Environmental chemistry: Analyze combustion products from fuel samples to estimate carbon and hydrogen content.
Teaching: Demonstrate stoichiometric calculations and empirical formula determination in classroom settings.

FAQ

What is an empirical formula?

An empirical formula shows the simplest whole-number ratio of atoms of each element in a compound. For example, the empirical formula of glucose is CH₂O, while its molecular formula is C₆H₁₂O₆.

Can this calculator handle compounds with nitrogen or sulfur?

No. This calculator assumes the sample contains only carbon, hydrogen, and oxygen. If other elements are present, the oxygen mass calculation will be incorrect, and the resulting formula will be invalid.

Why is my calculated oxygen mass negative?

A negative oxygen mass usually means the combined masses of carbon and hydrogen exceed the sample mass. This can happen due to measurement errors, incomplete combustion, or the presence of elements other than C, H, and O.

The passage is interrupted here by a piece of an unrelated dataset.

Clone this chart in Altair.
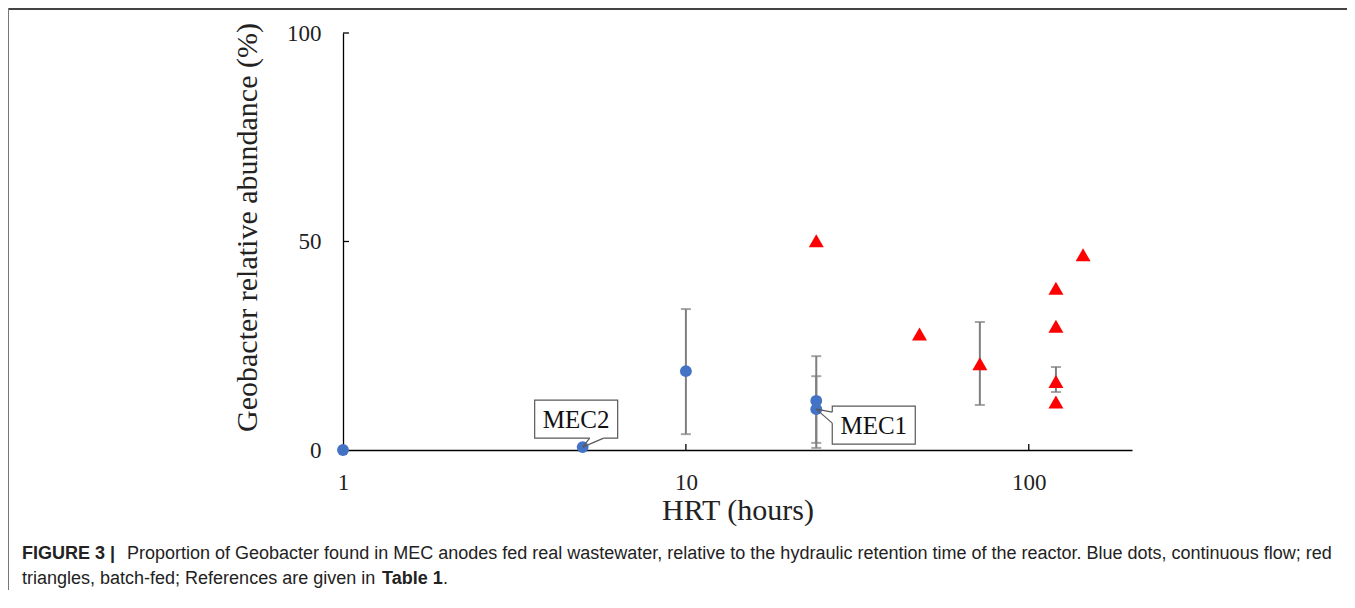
import math
import altair as alt
import pandas as pd

# ---------------- data ----------------
blue_hrt = [1, 5, 10, 24, 24]
blue_abund = [0, 0.7, 18.9, 11.8, 9.8]
blue_err_lo = [None, None, 3.8, 0.5, 1.7]
blue_err_hi = [None, None, 33.8, 22.5, 17.7]

red_hrt = [24, 48, 72, 120, 120, 120, 120, 144]
red_abund = [50.2, 27.8, 20.7, 38.8, 29.7, 16.4, 11.5, 46.8]
red_err_lo = [None, None, 10.8, None, None, 13.9, None, None]
red_err_hi = [None, None, 30.7, None, None, 19.9, None, None]

x_ticks = [1, 10, 100]
y_ticks = [0, 50, 100]
x_inner_ticks = [10, 100]
y_inner_ticks = [50, 100]

callout_labels = ["MEC2", "MEC1"]
callout_hrt = [5, 24]
callout_abund = [0.7, 9.8]

caption_line1_bold = "FIGURE 3 |"
caption_line1 = ("Proportion of Geobacter found in MEC anodes fed real wastewater, relative to the "
                 "hydraulic retention time of the reactor. Blue dots, continuous flow; red")
caption_line2 = "triangles, batch-fed; References are given in"
caption_line2_bold = "Table 1"
caption_line2_end = "."

# ---------------- layout ----------------
W, H = 789, 417
XMAX = 200
SERIF = "Liberation Serif"
SANS = "Liberation Sans"
BLUE = "#4472C4"
RED = "#FF0000"
ERR = "#7F7F7F"


def px(v):
    return W * math.log10(v) / math.log10(XMAX)


def py(v):
    return H * (1 - v / 100)


blue = pd.DataFrame({"hrt": blue_hrt, "abund": blue_abund, "lo": blue_err_lo, "hi": blue_err_hi})
red = pd.DataFrame({"hrt": red_hrt, "abund": red_abund, "lo": red_err_lo, "hi": red_err_hi})
err = pd.concat([blue, red]).dropna().reset_index(drop=True)

xscale = alt.Scale(type="log", domain=[1, XMAX], nice=False)
yscale = alt.Scale(domain=[0, 100], nice=False)

x_axis = alt.Axis(
    values=x_ticks, format="d", grid=False, ticks=False, tickSize=0, labelFlush=False,
    domainColor="#000", domainWidth=1.3,
    labelFont=SERIF, labelFontSize=23, labelColor="#222", labelPadding=21,
    title="HRT (hours)", titleFont=SERIF, titleFontSize=30, titleFontWeight="normal",
    titleColor="#222", titleX=W / 2, titleY=60, titleBaseline="middle", titleAlign="center",
)
y_axis = alt.Axis(
    values=y_ticks, grid=False, ticks=False, tickSize=0, labelFlush=False,
    domainColor="#000", domainWidth=1.3,
    labelFont=SERIF, labelFontSize=23, labelColor="#222", labelPadding=22,
    title="Geobacter relative abundance (%)", titleFont=SERIF, titleFontSize=30,
    titleFontWeight="normal", titleColor="#222", titleAngle=270,
    titleX=-96, titleY=194, titleBaseline="middle", titleAlign="center",
)

X = alt.X("hrt:Q", scale=xscale, axis=x_axis)
Y = alt.Y("abund:Q", scale=yscale, axis=y_axis)

err_rule = alt.Chart(err).mark_rule(color=ERR, strokeWidth=2).encode(
    x=X, y=alt.Y("lo:Q", scale=yscale), y2="hi:Q"
)
cap_lo = alt.Chart(err).mark_tick(orient="horizontal", size=10, thickness=2, color=ERR).encode(
    x=X, y=alt.Y("lo:Q", scale=yscale)
)
cap_hi = alt.Chart(err).mark_tick(orient="horizontal", size=10, thickness=2, color=ERR).encode(
    x=X, y=alt.Y("hi:Q", scale=yscale)
)

blue_pts = alt.Chart(blue).mark_circle(size=140, color=BLUE, opacity=1).encode(x=X, y=Y)
red_pts = alt.Chart(red).mark_point(shape="triangle-up", filled=True, size=225, color=RED, opacity=1).encode(x=X, y=Y)

xt = alt.Chart(pd.DataFrame({"hrt": x_inner_ticks})).mark_rule(color="#000", strokeWidth=1.3).encode(
    x=X, y=alt.value(H), y2=alt.value(H - 6)
)
yt = alt.Chart(pd.DataFrame({"abund": y_inner_ticks})).mark_rule(color="#000", strokeWidth=1.3).encode(
    y=Y, x=alt.value(0), x2=alt.value(6)
)

# ---------------- callouts ----------------
layers_callout = []
box_w, box_h = 83, 38
for lab, hx, ay in zip(callout_labels, callout_hrt, callout_abund):
    tx, ty = px(hx), py(ay)
    if lab == "MEC2":
        bx0 = tx - 48
        by0 = ty - 47
        base = [(tx + 7, by0 + box_h), (tx + 21, by0 + box_h)]
    else:
        bx0 = tx + 16
        by0 = ty - 3
        base = [(bx0, by0 + 6), (bx0, by0 + 17)]
    src = alt.Chart(pd.DataFrame({"k": [0]}))
    layers_callout.append(
        src.mark_rect(fill="white", stroke="#595959", strokeWidth=1.2).encode(
            x=alt.value(bx0), x2=alt.value(bx0 + box_w), y=alt.value(by0), y2=alt.value(by0 + box_h)
        )
    )
    layers_callout.append(
        src.mark_rule(color="white", strokeWidth=2.5).encode(
            x=alt.value(base[0][0]), y=alt.value(base[0][1]), x2=alt.value(base[1][0]), y2=alt.value(base[1][1])
        )
    )
    for bxp, byp in base:
        layers_callout.append(
            src.mark_rule(color="#595959", strokeWidth=1.2).encode(
                x=alt.value(bxp), y=alt.value(byp), x2=alt.value(tx), y2=alt.value(ty)
            )
        )
    layers_callout.append(
        src.mark_text(font=SERIF, fontSize=25, color="#111", align="center", baseline="middle").encode(
            x=alt.value(bx0 + box_w / 2), y=alt.value(by0 + box_h / 2 + 1), text=alt.value(lab)
        )
    )

# ---------------- frame & caption ----------------
one = alt.Chart(pd.DataFrame({"k": [0]}))
frame_top = one.mark_rule(color="#444", strokeWidth=2).encode(
    x=alt.value(-336), x2=alt.value(1004), y=alt.value(-24), y2=alt.value(-24)
)
frame_left = one.mark_rule(color="#777", strokeWidth=2).encode(
    x=alt.value(-335), x2=alt.value(-335), y=alt.value(-25), y2=alt.value(600)
)


def cap(txt, x, y, bold=False):
    return one.mark_text(font=SANS, fontSize=18, color="#222", align="left", baseline="alphabetic",
                         fontWeight="bold" if bold else "normal").encode(
        x=alt.value(x), y=alt.value(y), text=alt.value(txt)
    )


captions = [
    cap(caption_line1_bold, -321, 526, True),
    cap(caption_line1, -216, 526),
    cap(caption_line2, -321, 551),
    cap(caption_line2_bold, 39, 551, True),
    cap(caption_line2_end, 100, 551),
]

chart = alt.layer(
    err_rule, cap_lo, cap_hi, blue_pts, red_pts, xt, yt,
    *layers_callout, frame_top, frame_left, *captions
).properties(
    width=W, height=H,
    autosize=alt.AutoSizeParams(type="none"),
    padding={"left": 335, "top": 25, "right": 215, "bottom": 140},
).configure_view(stroke=None)

chart.save("out.html", embed_options={"renderer": "svg", "actions": False})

How do I get the molecular formula from the empirical formula?

You need the molar mass of the compound. Divide the molar mass by the empirical formula mass to get a multiplier. Multiply each subscript in the empirical formula by that number to get the molecular formula.

What units should I use for input?

All masses should be entered in grams. The calculator uses standard atomic masses (C = 12.01, H = 1.008, O = 16.00) for consistency.